As per the CCI order, among the large cement companiesACC Ltd (INR11.5bn), Ambuja Cements Ltd (INR11.6bn), UCL (INR11.8bn) and Jaiprakash Associates (JAL,INR13.2bn) contribute to bulk of the penalties. The amount of penalty to be paid by the companies is substantial in comparison to their EBITDA. In addition UCL has entered into an agreement with Jaiprakash Associates to acquire its cement assets (capacity of 21.2mt including 4.1mtpa grinding capacity under construction) for a consideration of INR162bn The amount of penalty for the companies named in the order as a percent of their EBITDA in FY16 works out in the range of 20%-75%. The amount of penalty as a percent of EBITDA for UCL is 24%. Ind-Ra notes that the penalty will be rating neutral for UCL, given their low leverage of 1.2x (total adjusted debt net of cash/EBITDA). UCL has cash and cash equivalents of INR42.9bn at the end of FY16. Of the remaining 10 companies most of them have low leverage (with the exception of three companies) and Ind-Ra believes that the penalty will not impact their credit profile.

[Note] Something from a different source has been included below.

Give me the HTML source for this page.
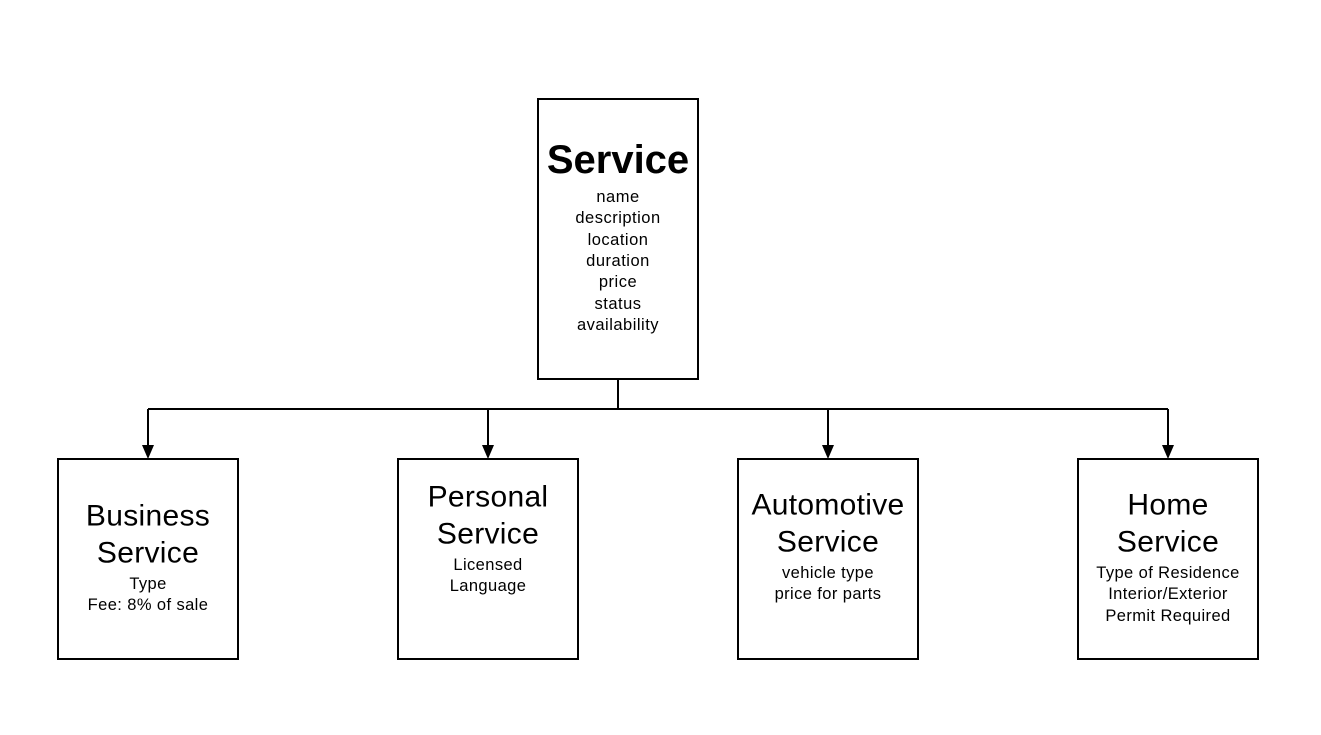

The cement industry in India is unique, with around 60% of the industry's total capacity being controlled with the top eight players. The rest of the industry is highly fragmented, with small- to medium-sized companies, mostly with uneconomical size of operations. To the extent regulatory intervention limits coordinated supplier actions with respect to price and quantity, smaller firms (single or multiple plants with high geographic concentration) with uneconomic cost structures will become uncompetitive and face significant deterioration in their credit profiles. As such, the level of fragmentation in the industry is expected to reduce and larger and vertically integrated companies are likely to gain market share. Globally, most markets have witnessed significant consolidation and this move by CCI may in turn help the Indian cement industry in correcting the structural imbalances present.

Ind-Ra maintains a stable outlook for cement manufacturers for FY17 and expects the cement industry to grow in the range of 4%-6% during FY17. Ind-Ra expects capex in the sector to be muted which will lead to higher utilisation rates in the short term. The sector also currently faces headwinds on cost inflation - pet coke prices have moved up to USD75/ton from USD48/ton in March 2016. A favourable monsoon after two consecutive bad years, can give a leg up to rural demand, and governments initiatives (such as 'Housing for All' and the thrust on infrastructure activities) are expected to improve overall cement demand with a lag and show signs after FY17.

CCI imposed a penalty of 0.5x of net profit of cement companies for 2009-10 (from May 20, 2009) and 2010-11 in case of 11 cement companies amounting to INR67 bn and INR7.3m on Cement Manufacturers Association.